__DATASET ENTRIES__
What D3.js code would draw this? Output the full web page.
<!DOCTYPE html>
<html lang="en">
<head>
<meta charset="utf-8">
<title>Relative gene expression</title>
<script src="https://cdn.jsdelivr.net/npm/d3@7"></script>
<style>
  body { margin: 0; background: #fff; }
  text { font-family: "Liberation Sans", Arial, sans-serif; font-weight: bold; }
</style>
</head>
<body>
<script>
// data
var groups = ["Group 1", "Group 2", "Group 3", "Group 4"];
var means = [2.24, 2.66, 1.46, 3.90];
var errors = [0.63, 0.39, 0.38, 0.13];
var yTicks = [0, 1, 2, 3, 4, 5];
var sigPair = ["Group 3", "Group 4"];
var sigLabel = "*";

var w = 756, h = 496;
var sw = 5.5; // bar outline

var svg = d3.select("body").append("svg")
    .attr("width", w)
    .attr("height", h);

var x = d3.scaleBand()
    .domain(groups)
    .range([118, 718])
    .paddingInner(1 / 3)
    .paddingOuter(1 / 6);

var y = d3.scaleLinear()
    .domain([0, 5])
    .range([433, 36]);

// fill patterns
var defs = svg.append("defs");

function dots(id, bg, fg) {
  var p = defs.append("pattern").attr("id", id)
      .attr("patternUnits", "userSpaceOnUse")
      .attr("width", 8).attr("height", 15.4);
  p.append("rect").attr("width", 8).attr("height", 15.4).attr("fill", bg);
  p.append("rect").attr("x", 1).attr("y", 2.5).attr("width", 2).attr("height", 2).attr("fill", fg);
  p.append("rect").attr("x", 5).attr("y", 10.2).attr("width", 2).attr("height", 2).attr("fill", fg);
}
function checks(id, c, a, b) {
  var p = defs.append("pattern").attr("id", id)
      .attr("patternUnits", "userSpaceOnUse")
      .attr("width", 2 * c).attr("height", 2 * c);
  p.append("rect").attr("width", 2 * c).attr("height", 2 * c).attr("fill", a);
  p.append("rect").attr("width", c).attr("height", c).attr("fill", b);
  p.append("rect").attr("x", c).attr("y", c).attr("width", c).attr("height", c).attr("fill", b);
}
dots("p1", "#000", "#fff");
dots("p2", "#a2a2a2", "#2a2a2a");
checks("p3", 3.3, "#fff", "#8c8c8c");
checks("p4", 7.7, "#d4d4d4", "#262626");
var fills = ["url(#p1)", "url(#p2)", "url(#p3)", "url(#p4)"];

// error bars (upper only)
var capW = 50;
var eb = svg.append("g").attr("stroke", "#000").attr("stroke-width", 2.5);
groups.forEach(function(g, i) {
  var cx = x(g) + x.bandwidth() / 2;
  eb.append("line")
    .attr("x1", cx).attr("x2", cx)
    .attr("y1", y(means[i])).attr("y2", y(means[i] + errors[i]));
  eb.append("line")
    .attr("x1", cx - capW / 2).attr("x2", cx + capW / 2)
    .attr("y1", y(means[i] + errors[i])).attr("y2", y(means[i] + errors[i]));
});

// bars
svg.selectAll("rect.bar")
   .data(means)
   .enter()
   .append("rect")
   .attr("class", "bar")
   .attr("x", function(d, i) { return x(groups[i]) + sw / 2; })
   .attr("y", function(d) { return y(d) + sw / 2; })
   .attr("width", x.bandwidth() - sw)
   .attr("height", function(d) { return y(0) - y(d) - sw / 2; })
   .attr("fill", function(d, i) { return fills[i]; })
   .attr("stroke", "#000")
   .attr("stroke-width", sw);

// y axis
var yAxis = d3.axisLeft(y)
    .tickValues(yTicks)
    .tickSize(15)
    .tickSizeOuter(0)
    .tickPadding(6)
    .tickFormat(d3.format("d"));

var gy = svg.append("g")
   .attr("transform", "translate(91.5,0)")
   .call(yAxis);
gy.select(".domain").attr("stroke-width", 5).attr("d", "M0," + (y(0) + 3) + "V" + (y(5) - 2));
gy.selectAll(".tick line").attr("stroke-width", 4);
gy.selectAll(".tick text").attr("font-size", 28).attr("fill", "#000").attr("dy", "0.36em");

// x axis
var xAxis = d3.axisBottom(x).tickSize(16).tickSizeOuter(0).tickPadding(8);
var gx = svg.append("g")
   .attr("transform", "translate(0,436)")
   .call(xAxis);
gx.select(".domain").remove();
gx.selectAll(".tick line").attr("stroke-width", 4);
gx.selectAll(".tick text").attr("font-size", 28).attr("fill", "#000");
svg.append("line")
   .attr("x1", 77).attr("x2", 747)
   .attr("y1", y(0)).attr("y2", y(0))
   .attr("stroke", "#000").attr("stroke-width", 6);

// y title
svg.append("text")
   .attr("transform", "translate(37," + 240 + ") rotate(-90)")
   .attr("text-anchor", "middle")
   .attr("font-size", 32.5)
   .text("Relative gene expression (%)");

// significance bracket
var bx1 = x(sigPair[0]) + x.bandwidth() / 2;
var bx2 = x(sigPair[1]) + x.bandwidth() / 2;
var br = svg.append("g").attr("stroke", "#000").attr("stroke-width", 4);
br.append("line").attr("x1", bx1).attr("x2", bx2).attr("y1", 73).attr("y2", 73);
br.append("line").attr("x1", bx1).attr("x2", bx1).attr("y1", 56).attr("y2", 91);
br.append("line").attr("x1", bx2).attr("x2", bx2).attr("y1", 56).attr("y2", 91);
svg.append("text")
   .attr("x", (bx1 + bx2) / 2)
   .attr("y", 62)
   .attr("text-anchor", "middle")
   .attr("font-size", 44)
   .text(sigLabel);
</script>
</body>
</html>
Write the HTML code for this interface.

__EXERCISE DIRECTIONS__
Word for word, write out the data.

__RESULT OF THE TASK__
What D3.js code would draw this? Output the full web page.
<!DOCTYPE html>
<html lang="en">
<head>
<meta charset="utf-8">
<title>Relative gene expression</title>
<script src="https://cdn.jsdelivr.net/npm/d3@7"></script>
<style>
  body { margin: 0; background: #fff; }
  text { font-family: "Liberation Sans", Arial, sans-serif; font-weight: bold; }
</style>
</head>
<body>
<script>
// data
var groups = ["Group 1", "Group 2", "Group 3", "Group 4"];
var means = [2.24, 2.66, 1.46, 3.90];
var errors = [0.63, 0.39, 0.38, 0.13];
var yTicks = [0, 1, 2, 3, 4, 5];
var sigPair = ["Group 3", "Group 4"];
var sigLabel = "*";

var w = 756, h = 496;
var sw = 5.5; // bar outline

var svg = d3.select("body").append("svg")
    .attr("width", w)
    .attr("height", h);

var x = d3.scaleBand()
    .domain(groups)
    .range([118, 718])
    .paddingInner(1 / 3)
    .paddingOuter(1 / 6);

var y = d3.scaleLinear()
    .domain([0, 5])
    .range([433, 36]);

// fill patterns
var defs = svg.append("defs");

function dots(id, bg, fg) {
  var p = defs.append("pattern").attr("id", id)
      .attr("patternUnits", "userSpaceOnUse")
      .attr("width", 8).attr("height", 15.4);
  p.append("rect").attr("width", 8).attr("height", 15.4).attr("fill", bg);
  p.append("rect").attr("x", 1).attr("y", 2.5).attr("width", 2).attr("height", 2).attr("fill", fg);
  p.append("rect").attr("x", 5).attr("y", 10.2).attr("width", 2).attr("height", 2).attr("fill", fg);
}
function checks(id, c, a, b) {
  var p = defs.append("pattern").attr("id", id)
      .attr("patternUnits", "userSpaceOnUse")
      .attr("width", 2 * c).attr("height", 2 * c);
  p.append("rect").attr("width", 2 * c).attr("height", 2 * c).attr("fill", a);
  p.append("rect").attr("width", c).attr("height", c).attr("fill", b);
  p.append("rect").attr("x", c).attr("y", c).attr("width", c).attr("height", c).attr("fill", b);
}
dots("p1", "#000", "#fff");
dots("p2", "#a2a2a2", "#2a2a2a");
checks("p3", 3.3, "#fff", "#8c8c8c");
checks("p4", 7.7, "#d4d4d4", "#262626");
var fills = ["url(#p1)", "url(#p2)", "url(#p3)", "url(#p4)"];

// error bars (upper only)
var capW = 50;
var eb = svg.append("g").attr("stroke", "#000").attr("stroke-width", 2.5);
groups.forEach(function(g, i) {
  var cx = x(g) + x.bandwidth() / 2;
  eb.append("line")
    .attr("x1", cx).attr("x2", cx)
    .attr("y1", y(means[i])).attr("y2", y(means[i] + errors[i]));
  eb.append("line")
    .attr("x1", cx - capW / 2).attr("x2", cx + capW / 2)
    .attr("y1", y(means[i] + errors[i])).attr("y2", y(means[i] + errors[i]));
});

// bars
svg.selectAll("rect.bar")
   .data(means)
   .enter()
   .append("rect")
   .attr("class", "bar")
   .attr("x", function(d, i) { return x(groups[i]) + sw / 2; })
   .attr("y", function(d) { return y(d) + sw / 2; })
   .attr("width", x.bandwidth() - sw)
   .attr("height", function(d) { return y(0) - y(d) - sw / 2; })
   .attr("fill", function(d, i) { return fills[i]; })
   .attr("stroke", "#000")
   .attr("stroke-width", sw);

// y axis
var yAxis = d3.axisLeft(y)
    .tickValues(yTicks)
    .tickSize(15)
    .tickSizeOuter(0)
    .tickPadding(6)
    .tickFormat(d3.format("d"));

var gy = svg.append("g")
   .attr("transform", "translate(91.5,0)")
   .call(yAxis);
gy.select(".domain").attr("stroke-width", 5).attr("d", "M0," + (y(0) + 3) + "V" + (y(5) - 2));
gy.selectAll(".tick line").attr("stroke-width", 4);
gy.selectAll(".tick text").attr("font-size", 28).attr("fill", "#000").attr("dy", "0.36em");

// x axis
var xAxis = d3.axisBottom(x).tickSize(16).tickSizeOuter(0).tickPadding(8);
var gx = svg.append("g")
   .attr("transform", "translate(0,436)")
   .call(xAxis);
gx.select(".domain").remove();
gx.selectAll(".tick line").attr("stroke-width", 4);
gx.selectAll(".tick text").attr("font-size", 28).attr("fill", "#000");
svg.append("line")
   .attr("x1", 77).attr("x2", 747)
   .attr("y1", y(0)).attr("y2", y(0))
   .attr("stroke", "#000").attr("stroke-width", 6);

// y title
svg.append("text")
   .attr("transform", "translate(37," + 240 + ") rotate(-90)")
   .attr("text-anchor", "middle")
   .attr("font-size", 32.5)
   .text("Relative gene expression (%)");

// significance bracket
var bx1 = x(sigPair[0]) + x.bandwidth() / 2;
var bx2 = x(sigPair[1]) + x.bandwidth() / 2;
var br = svg.append("g").attr("stroke", "#000").attr("stroke-width", 4);
br.append("line").attr("x1", bx1).attr("x2", bx2).attr("y1", 73).attr("y2", 73);
br.append("line").attr("x1", bx1).attr("x2", bx1).attr("y1", 56).attr("y2", 91);
br.append("line").attr("x1", bx2).attr("x2", bx2).attr("y1", 56).attr("y2", 91);
svg.append("text")
   .attr("x", (bx1 + bx2) / 2)
   .attr("y", 62)
   .attr("text-anchor", "middle")
   .attr("font-size", 44)
   .text(sigLabel);
</script>
</body>
</html>
Write the HTML code for this interface.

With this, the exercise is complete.